BUILDING A WORLD-CLASS ENDOUROLOGY PROGRAM
The prevalence of kidney stones and Benign Prostatic Hyperplasia (BPH), which affects half of all men 60 and older, means there is a vast pool of patients who could potentially benefit from new technologies and a broad range of treatment options.
“The endourology division of the Urology Institute is already a long-standing, trusted partner for kidney stone treatment, and our clinicians have been recognized for excellence in BPH procedures, such as UroLift and Greenlight. We also have the highest volume of HoLEP procedures in the state of Ohio,” Dr. Nevo says. “We’re continuing to build on our foundation of clinical expertise by focusing on patient care, new technology and research discoveries that will define new ways to treat patients and offer them multiple treatment options at our regional hospitals, close to where our patients live and work.”

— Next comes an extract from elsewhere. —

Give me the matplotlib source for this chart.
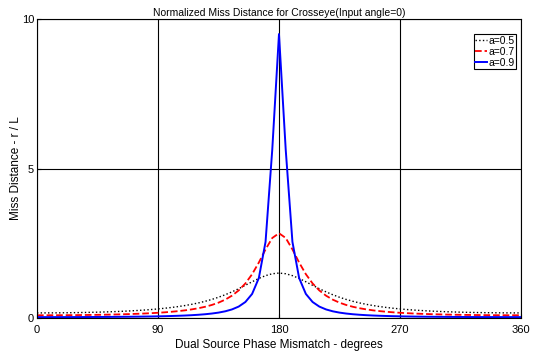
import matplotlib.pyplot as plt
import numpy as np

plt.rcParams['font.family'] = ['Liberation Sans Narrow', 'Liberation Sans', 'DejaVu Sans']

# phase mismatch, degrees (5 degree steps)
phase = list(range(0, 365, 5))

# a = 0.5
r_05 = [0.1667, 0.1669, 0.1678, 0.1692, 0.1713, 0.1739, 0.1772, 0.1812, 0.1860, 0.1916,
        0.1981, 0.2056, 0.2143, 0.2242, 0.2355, 0.2485, 0.2634, 0.2804, 0.3000, 0.3225,
        0.3484, 0.3783, 0.4130, 0.4532, 0.5000, 0.5544, 0.6176, 0.6907, 0.7749, 0.8704,
        0.9766, 1.0911, 1.2085, 1.3201, 1.4141, 1.4775, 1.5000,
        1.4775, 1.4141, 1.3201, 1.2085, 1.0911, 0.9766, 0.8704, 0.7749, 0.6907, 0.6176,
        0.5544, 0.5000, 0.4532, 0.4130, 0.3783, 0.3484, 0.3225, 0.3000, 0.2804, 0.2634,
        0.2485, 0.2355, 0.2242, 0.2143, 0.2056, 0.1981, 0.1916, 0.1860, 0.1812, 0.1772,
        0.1739, 0.1713, 0.1692, 0.1678, 0.1669, 0.1667]

# a = 0.7
r_07 = [0.0882, 0.0884, 0.0889, 0.0897, 0.0909, 0.0924, 0.0944, 0.0967, 0.0995, 0.1028,
        0.1067, 0.1112, 0.1164, 0.1225, 0.1295, 0.1377, 0.1471, 0.1582, 0.1711, 0.1864,
        0.2045, 0.2261, 0.2522, 0.2839, 0.3228, 0.3712, 0.4321, 0.5100, 0.6107, 0.7430,
        0.9187, 1.1530, 1.4619, 1.8519, 2.2917, 2.6749, 2.8333,
        2.6749, 2.2917, 1.8519, 1.4619, 1.1530, 0.9187, 0.7430, 0.6107, 0.5100, 0.4321,
        0.3712, 0.3228, 0.2839, 0.2522, 0.2261, 0.2045, 0.1864, 0.1711, 0.1582, 0.1471,
        0.1377, 0.1295, 0.1225, 0.1164, 0.1112, 0.1067, 0.1028, 0.0995, 0.0967, 0.0944,
        0.0924, 0.0909, 0.0897, 0.0889, 0.0884, 0.0882]

# a = 0.9
r_09 = [0.0263, 0.0264, 0.0265, 0.0268, 0.0271, 0.0276, 0.0282, 0.0289, 0.0298, 0.0308,
        0.0320, 0.0334, 0.0351, 0.0370, 0.0392, 0.0417, 0.0448, 0.0483, 0.0525, 0.0575,
        0.0634, 0.0707, 0.0795, 0.0905, 0.1044, 0.1222, 0.1455, 0.1768, 0.2204, 0.2831,
        0.3783, 0.5318, 0.8013, 1.3318, 2.5442, 5.6346, 9.5000,
        5.6346, 2.5442, 1.3318, 0.8013, 0.5318, 0.3783, 0.2831, 0.2204, 0.1768, 0.1455,
        0.1222, 0.1044, 0.0905, 0.0795, 0.0707, 0.0634, 0.0575, 0.0525, 0.0483, 0.0448,
        0.0417, 0.0392, 0.0370, 0.0351, 0.0334, 0.0320, 0.0308, 0.0298, 0.0289, 0.0282,
        0.0276, 0.0271, 0.0268, 0.0265, 0.0264, 0.0263]

xticks = [0, 90, 180, 270, 360]
yticks = [0, 5, 10]

fig = plt.figure(figsize=(5.36, 3.54), dpi=100)
ax = fig.add_axes([0.069, 0.102, 0.903, 0.844])

ax.plot(phase, r_05, color="black", linestyle=":", linewidth=1.0, label="a=0.5")
ax.plot(phase, r_07, color="red", linestyle="--", linewidth=1.3, label="a=0.7")
ax.plot(phase, r_09, color="blue", linestyle="-", linewidth=1.4, label="a=0.9")

ax.set_xlim(0, 360)
ax.set_ylim(0, 10)
ax.set_xticks(xticks)
ax.set_yticks(yticks)
ax.grid(True, color="black", linewidth=0.8, linestyle="-")
ax.tick_params(direction="in", length=3, labelsize=8)
ax.tick_params(axis="x", pad=5)
ax.tick_params(axis="y", pad=2)
for s in ax.spines.values():
    s.set_linewidth(0.8)

ax.set_title("Normalized Miss Distance for Crosseye(Input angle=0)", fontsize=7.5, pad=2)
ax.set_xlabel("Dual Source Phase Mismatch - degrees", fontsize=8.5, labelpad=3)
ax.set_ylabel("Miss Distance - r / L", fontsize=8.5, labelpad=0)

leg = ax.legend(loc="upper right", bbox_to_anchor=(0.99, 0.95), fontsize=7.5,
                handlelength=1.1, handletextpad=0.15, borderpad=0.15, labelspacing=0.1,
                borderaxespad=0, fancybox=False, framealpha=1)
leg.get_frame().set_edgecolor("black")
leg.get_frame().set_linewidth(0.8)

fig.savefig("out.png", dpi=100)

UH’s comprehensive kidney stone and BPH clinics also offer metabolic evaluations for patients with recurrent stones; minimally invasive therapies for stone treatment, including shockwave lithotripsy, ureteroscopy and percutaneous nephrolithotomy (PCNL). We offer miniPCNL, a less invasive treatment for large stones; Percutaneous access is obtained intraoperatively with ultrasound or fluoroscopy, allowing flexibility and safer, more effective stone clearance.

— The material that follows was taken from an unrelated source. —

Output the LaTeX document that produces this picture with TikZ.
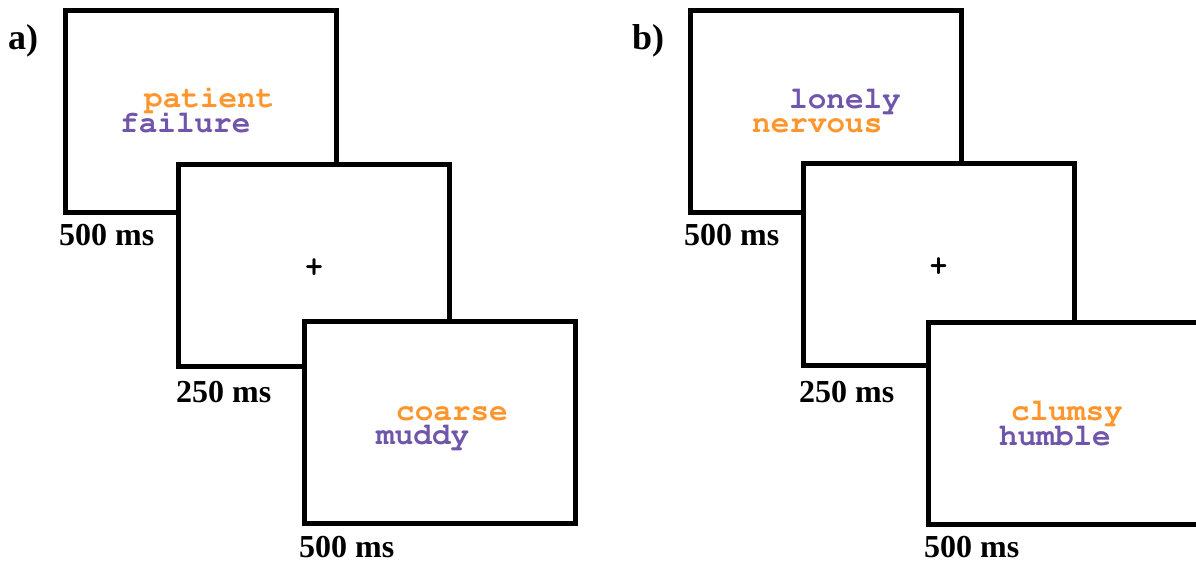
\documentclass[tikz,border=0pt]{standalone}
\usepackage[T1]{fontenc}
\usepackage{fontspec}
\setmainfont{Liberation Serif}
\definecolor{wordorange}{RGB}{255,150,45}
\definecolor{wordpurple}{RGB}{112,86,170}
\newcommand{\courbold}{\fontencoding{T1}\fontfamily{pcr}\fontseries{b}\selectfont}
\tikzset{
  frame/.style={draw=black, line width=5pt, fill=white, minimum width=271pt, minimum height=202pt, inner sep=0pt, outer sep=0pt, anchor=north west},
  word/.style={anchor=base west, inner sep=0pt, font=\courbold\fontsize{31}{31}\selectfont},
  orangeword/.style={word, text=wordorange},
  purpleword/.style={word, text=wordpurple},
  fixation/.style={inner sep=0pt, font=\courbold\fontsize{30}{30}\selectfont},
  timelabel/.style={anchor=base west, inner sep=0pt, font=\bfseries\fontsize{32}{32}\selectfont},
  panellabel/.style={anchor=base west, inner sep=0pt, font=\bfseries\fontsize{36}{36}\selectfont}
}
\begin{document}
\begin{tikzpicture}[x=1pt,y=-1pt]
\useasboundingbox (0,0) rectangle (1196,563);
\fill[white] (0,0) rectangle (1196,563);
\clip (0,0) rectangle (1196,563);
% panel a
\node[panellabel] (pa) at (8,49) {a)};
\node[frame] (a1) at (65,10) {};
\node[orangeword] (a1w1) at (144,107) {patient};
\node[purpleword] (a1w2) at (120,132) {failure};
\node[timelabel] (a1t) at (59,245) {500 ms};
\node[frame] (a2) at (178.5,164) {};
\node[fixation] (a2p) at ([yshift=-3pt]a2.center) {+};
\node[timelabel] (a2t) at (176,402) {250 ms};
\node[frame] (a3) at (304,321) {};
\node[orangeword] (a3w1) at (396,420) {coarse};
\node[purpleword] (a3w2) at (376,444) {muddy};
\node[timelabel] (a3t) at (299,557) {500 ms};
% panel b
\node[panellabel] (pb) at (632,49) {b)};
\node[frame] (b1) at (690,10) {};
\node[purpleword] (b1w1) at (789,108) {lonely};
\node[orangeword] (b1w2) at (752,132) {nervous};
\node[timelabel] (b1t) at (684,245) {500 ms};
\node[frame] (b2) at (803,163) {};
\node[fixation] (b2p) at ([yshift=-3pt]b2.center) {+};
\node[timelabel] (b2t) at (799,402) {250 ms};
\node[frame] (b3) at (928,322) {};
\node[orangeword] (b3w1) at (1011,420) {clumsy};
\node[purpleword] (b3w2) at (999,445) {humble};
\node[timelabel] (b3t) at (924,557) {500 ms};
\end{tikzpicture}
\end{document}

EVALUATING NEW TECHNOLOGIES
Dr. Nevo, who is also an assistant professor of urology at Case Western Reserve University School of Medicine, thoroughly evaluates and tests new technologies so urologists can personalize their use with patients based on age, anatomy, symptom severity and expectations for the best outcomes.
Laser therapy. Although laser technologies have been around for 20 to 30 years, they have become a critical treatment tool for urologists over the past decade or so.
“Laser technology is safer and the most efficient source of energy we have to treat both kidney stones and BPH,” Dr. Nevo says.
While the newest generations of laser technology offer unprecedented opportunities for treating urologic patients, the data around how best to use them could be more robust. To that end, Dr. Nevo has initiated a study to compare head to head the two leading laser machines.
The Olympus Soltive SuperPulsed Laser System, which uses a thulium fiber laser (TFL), and the Lumenis Moses 2.0 Holmium laser device, show great promise. The new Moses technology has been shown to be far superior to the old technology for BPH, he says, but hasn’t really been demonstrated for stones. The newest TFL technology is smaller, quieter and more ergonomic, but hasn’t been directly compared to the Moses.
“This prospective study will compare the two devices in different clinical scenarios and help us find the most efficient treatments for patients,” Dr. Nevo says. “This research is also important for the urologic community because most clinics will only purchase one machine. We hope our study will help urologists choose which machine is right based on their clinic’s profile of procedures.”
Aquablation. Under the leadership of Irina Jaeger, MD, UH is also evaluating aquablation, a new computer-guided surgery for BPH that offers a very short operating time. This minimally invasive procedure uses heat-free, high-pressure saline to treat BPH, a condition that leads to surgery for approximately one-quarter of men 50 and older with lower urinary tract symptoms.
“This is one of the newest technologies being explored for BPH,” Dr. Nevo says. “It’s the first robotic guided prostate surgery. The computer decides how and when to apply fluid pressure to ablate the prostate.
IMPROVING PATIENT CARE THROUGH PREDICTIVE MODELING
Urinary tract infections (UTIs) are common and concerning so urine cultures are mandatory before any urologic interventions. UTIs occur even when the culture is sterile. Dr. Nevo has initiated a retrospective study to evaluate how well previous urine cultures predict the type and susceptibility of organisms in urologic surgery patients, and how the time until surgery affects the accuracy.
“Patients with foreign bodies often harbor more than one type of bacteria in their urine and the flora changes over time,” he says. “The idea here is to determine when should urine culture be obtained before surgery.”
Dr. Nevo hopes the study will lead to more definitive preoperative guidelines, especially in patients who have a high risk for infection.
“UH is very open minded,” he says. “We continually evaluate our tools and the necessary resources to provide the best possible treatment for patients.”